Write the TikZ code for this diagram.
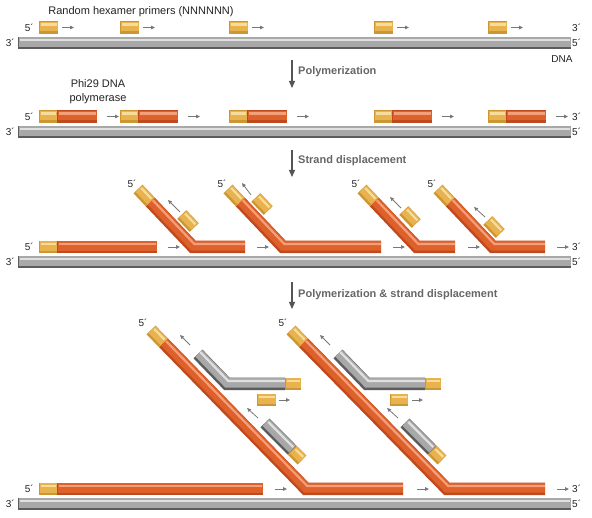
\documentclass[tikz,border=0pt]{standalone}
\usepackage{fontspec}
\setmainfont{Liberation Sans}
\usetikzlibrary{arrows.meta,calc}
\definecolor{Od}{HTML}{BF4A1D}
\definecolor{Om}{HTML}{DE602B}
\definecolor{Ol}{HTML}{F3A07A}
\definecolor{Yd}{HTML}{CC9633}
\definecolor{Ym}{HTML}{E8B24F}
\definecolor{Yl}{HTML}{F7DC9C}
\definecolor{Gd}{HTML}{5C5C5C}
\definecolor{Gm}{HTML}{A8A8A8}
\definecolor{Gl}{HTML}{E0E0E0}
\definecolor{steptext}{HTML}{666666}
\definecolor{arrowgray}{HTML}{555555}
\definecolor{smallarrow}{HTML}{777777}
\definecolor{labeltext}{HTML}{222222}
\newcommand\Rod[4]{%
  \draw[rodbase,#1d,line width=12.5pt] #4;
  \draw[rodbase,#1m,line width=9.5pt,shorten <=0.5pt,shorten >=0.5pt,transform canvas={shift={({#2},{#3})}}] #4;
  \draw[rodbase,#1l,line width=2.2pt,shorten <=1.5pt,shorten >=1.5pt,transform canvas={shift={({3*#2},{3*#3})}}] #4;
}
\begin{document}
\begin{tikzpicture}[x=1pt,y=-1pt,
  rodbase/.style={line join=miter,line cap=butt},
  sarr/.style={smallarrow,line width=0.8pt,-{Triangle[length=4pt,width=3.5pt]}},
  bigarr/.style={arrowgray,line width=1.3pt,-{Triangle[length=7pt,width=6pt]}},
  lbl/.style={text=labeltext,font=\fontsize{10}{12}\selectfont,inner sep=0pt},
  steplbl/.style={text=steptext,font=\fontsize{11}{13}\selectfont\bfseries,inner sep=0pt,anchor=west},
  title/.style={text=labeltext,font=\fontsize{11}{14}\selectfont,inner sep=0pt,align=center}]
\useasboundingbox (0,0) rectangle (592,518);

% ---------- Row 1 ----------
\node[title] (ttl) at (141,12) {Random hexamer primers (NNNNNN)};
\Rod{G}{0}{-1}{(18,43) -- (571,43)}
\foreach \a in {39,120,229,374,488} {
  \Rod{Y}{0}{-1}{(\a,27.5) -- (\a+19,27.5)}
  \draw[sarr] (\a+23,27.5) -- (\a+35,27.5);
}
\node[lbl,anchor=east] (r1a) at (34,28) {5´};
\node[lbl,anchor=east] (r1b) at (15,43) {3´};
\node[lbl,anchor=west] (r1c) at (572,28) {3´};
\node[lbl,anchor=west] (r1d) at (572,43) {5´};
\node[lbl] (dna) at (562,59) {DNA};

\draw[bigarr] (292,60) -- (292,88);
\node[steplbl] (s1) at (298,72) {Polymerization};

% ---------- Row 2 ----------
\node[title] (phi) at (98,91.5) {Phi29 DNA\\polymerase};
\Rod{G}{0}{-1}{(18,132) -- (571,132)}
\foreach \a in {39,120,229,374,488} {
  \Rod{O}{0}{-1}{(\a+18,116.5) -- (\a+58,116.5)}
  \Rod{Y}{0}{-1}{(\a,116.5) -- (\a+18,116.5)}
  \draw[sarr] (\a+68,116.5) -- (\a+80,116.5);
}
\node[lbl,anchor=east] (r2a) at (34,116.5) {5´};
\node[lbl,anchor=east] (r2b) at (15,132) {3´};
\node[lbl,anchor=west] (r2c) at (572,116.5) {3´};
\node[lbl,anchor=west] (r2d) at (572,132) {5´};

\draw[bigarr] (292,150) -- (292,177);
\node[steplbl] (s2) at (298,161) {Strand displacement};

% ---------- Row 3 ----------
\Rod{G}{0}{-1}{(18,262) -- (571,262)}
\Rod{O}{0}{-1}{(57,247) -- (157,247)}
\Rod{Y}{0}{-1}{(39,247) -- (57,247)}
\foreach \b/\h in {193/245,283/381,417/455,493/545} {
  \coordinate (E) at (\b-55,189);
  \coordinate (B) at (\b,247);
  \coordinate (H) at (\h,247);
  \coordinate (C) at ($(E)!18pt!(B)$);
  \Rod{O}{0.43}{-1}{(C) -- (B) -- (H)}
  \Rod{Y}{0.725}{-0.688}{(E) -- (C)}
  \node[lbl] at (\b-61,183.5) {5´};
}
\foreach \x/\y in {188/221,262/204,410/217,494/227} {
  \Rod{Y}{0.725}{-0.688}{(\x-6.2,\y-6.5) -- (\x+6.2,\y+6.5)}
}
\draw[sarr] (180,212) -- (168,200);
\draw[sarr] (251,195) -- (242,183);
\draw[sarr] (401,208) -- (390,197);
\draw[sarr] (485,217) -- (474,207);
\foreach \a in {168,257,393,468,557} {
  \draw[sarr] (\a,247) -- (\a+12,247);
}
\node[lbl,anchor=east] (r3a) at (34,247) {5´};
\node[lbl,anchor=east] (r3b) at (15,262) {3´};
\node[lbl,anchor=west] (r3c) at (572,247) {3´};
\node[lbl,anchor=west] (r3d) at (572,262) {5´};

\draw[bigarr] (292,282) -- (292,309);
\node[steplbl] (s3) at (298,295) {Polymerization \& strand displacement};

% ---------- Row 4 ----------
\Rod{G}{0}{-1}{(18,504) -- (571,504)}
\Rod{O}{0}{-1}{(57,489) -- (263,489)}
\Rod{Y}{0}{-1}{(39,489) -- (57,489)}
\foreach \e/\b/\h in {151/306/403,291/447/545} {
  \coordinate (E) at (\e,330);
  \coordinate (B) at (\b,489);
  \coordinate (H) at (\h,489);
  \coordinate (C) at ($(E)!18pt!(B)$);
  \Rod{O}{0.42}{-1}{(C) -- (B) -- (H)}
  \Rod{Y}{0.716}{-0.698}{(E) -- (C)}
  \node[lbl] at (\e-8,323) {5´};
}
% displaced, re-primed strands
\foreach \d in {0,140} {
  \Rod{G}{0.42}{-1}{(198+\d,354) -- (227+\d,384) -- (285+\d,384)}
  \Rod{Y}{0}{-1}{(285+\d,384) -- (301+\d,384)}
  \Rod{G}{0.716}{-0.698}{(265+\d,423) -- (292.2+\d,450.3)}
  \Rod{Y}{0.716}{-0.698}{(292.2+\d,450.3) -- (302+\d,460)}
  \draw[sarr] (190+\d,345) -- (180+\d,335);
  \draw[sarr] (258+\d,418) -- (247+\d,408);
}
\Rod{Y}{0}{-1}{(257,400) -- (276,400)}
\Rod{Y}{0}{-1}{(390,400) -- (408,400)}
\draw[sarr] (279,400) -- (290,400);
\draw[sarr] (412,400) -- (423,400);
\foreach \a in {275,417,557} {
  \draw[sarr] (\a,489) -- (\a+12,489);
}
\node[lbl,anchor=east] (r4a) at (34,489) {5´};
\node[lbl,anchor=east] (r4b) at (15,504) {3´};
\node[lbl,anchor=west] (r4c) at (572,489) {3´};
\node[lbl,anchor=west] (r4d) at (572,504) {5´};
\end{tikzpicture}
\end{document}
──────
Short task - Reproduce the material word for word, minus the images.

Task output -
Write the TikZ code for this diagram.
\documentclass[tikz,border=0pt]{standalone}
\usepackage{fontspec}
\setmainfont{Liberation Sans}
\usetikzlibrary{arrows.meta,calc}
\definecolor{Od}{HTML}{BF4A1D}
\definecolor{Om}{HTML}{DE602B}
\definecolor{Ol}{HTML}{F3A07A}
\definecolor{Yd}{HTML}{CC9633}
\definecolor{Ym}{HTML}{E8B24F}
\definecolor{Yl}{HTML}{F7DC9C}
\definecolor{Gd}{HTML}{5C5C5C}
\definecolor{Gm}{HTML}{A8A8A8}
\definecolor{Gl}{HTML}{E0E0E0}
\definecolor{steptext}{HTML}{666666}
\definecolor{arrowgray}{HTML}{555555}
\definecolor{smallarrow}{HTML}{777777}
\definecolor{labeltext}{HTML}{222222}
\newcommand\Rod[4]{%
  \draw[rodbase,#1d,line width=12.5pt] #4;
  \draw[rodbase,#1m,line width=9.5pt,shorten <=0.5pt,shorten >=0.5pt,transform canvas={shift={({#2},{#3})}}] #4;
  \draw[rodbase,#1l,line width=2.2pt,shorten <=1.5pt,shorten >=1.5pt,transform canvas={shift={({3*#2},{3*#3})}}] #4;
}
\begin{document}
\begin{tikzpicture}[x=1pt,y=-1pt,
  rodbase/.style={line join=miter,line cap=butt},
  sarr/.style={smallarrow,line width=0.8pt,-{Triangle[length=4pt,width=3.5pt]}},
  bigarr/.style={arrowgray,line width=1.3pt,-{Triangle[length=7pt,width=6pt]}},
  lbl/.style={text=labeltext,font=\fontsize{10}{12}\selectfont,inner sep=0pt},
  steplbl/.style={text=steptext,font=\fontsize{11}{13}\selectfont\bfseries,inner sep=0pt,anchor=west},
  title/.style={text=labeltext,font=\fontsize{11}{14}\selectfont,inner sep=0pt,align=center}]
\useasboundingbox (0,0) rectangle (592,518);

% ---------- Row 1 ----------
\node[title] (ttl) at (141,12) {Random hexamer primers (NNNNNN)};
\Rod{G}{0}{-1}{(18,43) -- (571,43)}
\foreach \a in {39,120,229,374,488} {
  \Rod{Y}{0}{-1}{(\a,27.5) -- (\a+19,27.5)}
  \draw[sarr] (\a+23,27.5) -- (\a+35,27.5);
}
\node[lbl,anchor=east] (r1a) at (34,28) {5´};
\node[lbl,anchor=east] (r1b) at (15,43) {3´};
\node[lbl,anchor=west] (r1c) at (572,28) {3´};
\node[lbl,anchor=west] (r1d) at (572,43) {5´};
\node[lbl] (dna) at (562,59) {DNA};

\draw[bigarr] (292,60) -- (292,88);
\node[steplbl] (s1) at (298,72) {Polymerization};

% ---------- Row 2 ----------
\node[title] (phi) at (98,91.5) {Phi29 DNA\\polymerase};
\Rod{G}{0}{-1}{(18,132) -- (571,132)}
\foreach \a in {39,120,229,374,488} {
  \Rod{O}{0}{-1}{(\a+18,116.5) -- (\a+58,116.5)}
  \Rod{Y}{0}{-1}{(\a,116.5) -- (\a+18,116.5)}
  \draw[sarr] (\a+68,116.5) -- (\a+80,116.5);
}
\node[lbl,anchor=east] (r2a) at (34,116.5) {5´};
\node[lbl,anchor=east] (r2b) at (15,132) {3´};
\node[lbl,anchor=west] (r2c) at (572,116.5) {3´};
\node[lbl,anchor=west] (r2d) at (572,132) {5´};

\draw[bigarr] (292,150) -- (292,177);
\node[steplbl] (s2) at (298,161) {Strand displacement};

% ---------- Row 3 ----------
\Rod{G}{0}{-1}{(18,262) -- (571,262)}
\Rod{O}{0}{-1}{(57,247) -- (157,247)}
\Rod{Y}{0}{-1}{(39,247) -- (57,247)}
\foreach \b/\h in {193/245,283/381,417/455,493/545} {
  \coordinate (E) at (\b-55,189);
  \coordinate (B) at (\b,247);
  \coordinate (H) at (\h,247);
  \coordinate (C) at ($(E)!18pt!(B)$);
  \Rod{O}{0.43}{-1}{(C) -- (B) -- (H)}
  \Rod{Y}{0.725}{-0.688}{(E) -- (C)}
  \node[lbl] at (\b-61,183.5) {5´};
}
\foreach \x/\y in {188/221,262/204,410/217,494/227} {
  \Rod{Y}{0.725}{-0.688}{(\x-6.2,\y-6.5) -- (\x+6.2,\y+6.5)}
}
\draw[sarr] (180,212) -- (168,200);
\draw[sarr] (251,195) -- (242,183);
\draw[sarr] (401,208) -- (390,197);
\draw[sarr] (485,217) -- (474,207);
\foreach \a in {168,257,393,468,557} {
  \draw[sarr] (\a,247) -- (\a+12,247);
}
\node[lbl,anchor=east] (r3a) at (34,247) {5´};
\node[lbl,anchor=east] (r3b) at (15,262) {3´};
\node[lbl,anchor=west] (r3c) at (572,247) {3´};
\node[lbl,anchor=west] (r3d) at (572,262) {5´};

\draw[bigarr] (292,282) -- (292,309);
\node[steplbl] (s3) at (298,295) {Polymerization \& strand displacement};

% ---------- Row 4 ----------
\Rod{G}{0}{-1}{(18,504) -- (571,504)}
\Rod{O}{0}{-1}{(57,489) -- (263,489)}
\Rod{Y}{0}{-1}{(39,489) -- (57,489)}
\foreach \e/\b/\h in {151/306/403,291/447/545} {
  \coordinate (E) at (\e,330);
  \coordinate (B) at (\b,489);
  \coordinate (H) at (\h,489);
  \coordinate (C) at ($(E)!18pt!(B)$);
  \Rod{O}{0.42}{-1}{(C) -- (B) -- (H)}
  \Rod{Y}{0.716}{-0.698}{(E) -- (C)}
  \node[lbl] at (\e-8,323) {5´};
}
% displaced, re-primed strands
\foreach \d in {0,140} {
  \Rod{G}{0.42}{-1}{(198+\d,354) -- (227+\d,384) -- (285+\d,384)}
  \Rod{Y}{0}{-1}{(285+\d,384) -- (301+\d,384)}
  \Rod{G}{0.716}{-0.698}{(265+\d,423) -- (292.2+\d,450.3)}
  \Rod{Y}{0.716}{-0.698}{(292.2+\d,450.3) -- (302+\d,460)}
  \draw[sarr] (190+\d,345) -- (180+\d,335);
  \draw[sarr] (258+\d,418) -- (247+\d,408);
}
\Rod{Y}{0}{-1}{(257,400) -- (276,400)}
\Rod{Y}{0}{-1}{(390,400) -- (408,400)}
\draw[sarr] (279,400) -- (290,400);
\draw[sarr] (412,400) -- (423,400);
\foreach \a in {275,417,557} {
  \draw[sarr] (\a,489) -- (\a+12,489);
}
\node[lbl,anchor=east] (r4a) at (34,489) {5´};
\node[lbl,anchor=east] (r4b) at (15,504) {3´};
\node[lbl,anchor=west] (r4c) at (572,489) {3´};
\node[lbl,anchor=west] (r4d) at (572,504) {5´};
\end{tikzpicture}
\end{document}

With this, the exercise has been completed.